Around the corner they come, ready to spread out into Lafayette Square and toward the White House, were it not for police officers on horseback and on bicycles, and another squad wearing riot gear.

Then another problem presents itself when the students run aground with the grown-up protesters who are already here: It's the less colorful, more serious-minded Iraqi Pledge of Resistance/United for Peace and Justice, a group with a different scenario in store, involving the more restrained, Berrigan-brothers-style show of protest, including the movement's highest honor, the peaceful arrest.

But the students -- "the kiddie pool," one observer from the older peace crowd mutters -- leap over the metal barricades and begin getting arrested in quick fashion. Some other flower children sit down on H Street and begin singing, while surrounding themselves in colored yarn, making a human dreamcatcher shape.

Scenarios begin to fall apart.

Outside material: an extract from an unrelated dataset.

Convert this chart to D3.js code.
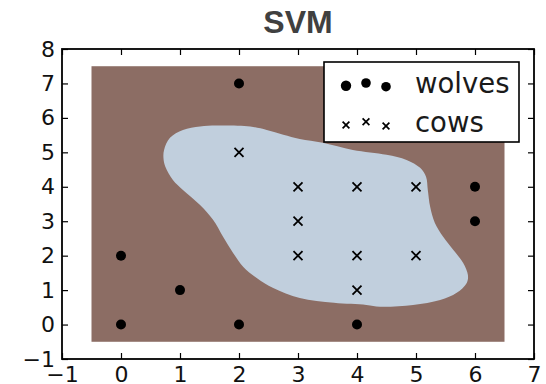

The students want in on the Pledge scenario, which in turn calls a meeting of its various "affinity groups" to decide what to do next. Meanwhile, most of the students march away. The Pledge leaders also attempt to negotiate a new scenario with the police, in which they can be arrested one by one, in an orderly fashion, for a more meaningful show.

It's depressing to watch people get arrested this way. The cops get out those awful plastic handcuff strips. Some people wait another hour or so to see if they can still get arrested. Others wander off, unhappy that the scenario has again petered out.

"We can always get arrested later," one of the protesters said. "I have this feeling we'll be back." It's a messy, unsure, thoroughly American guarantee.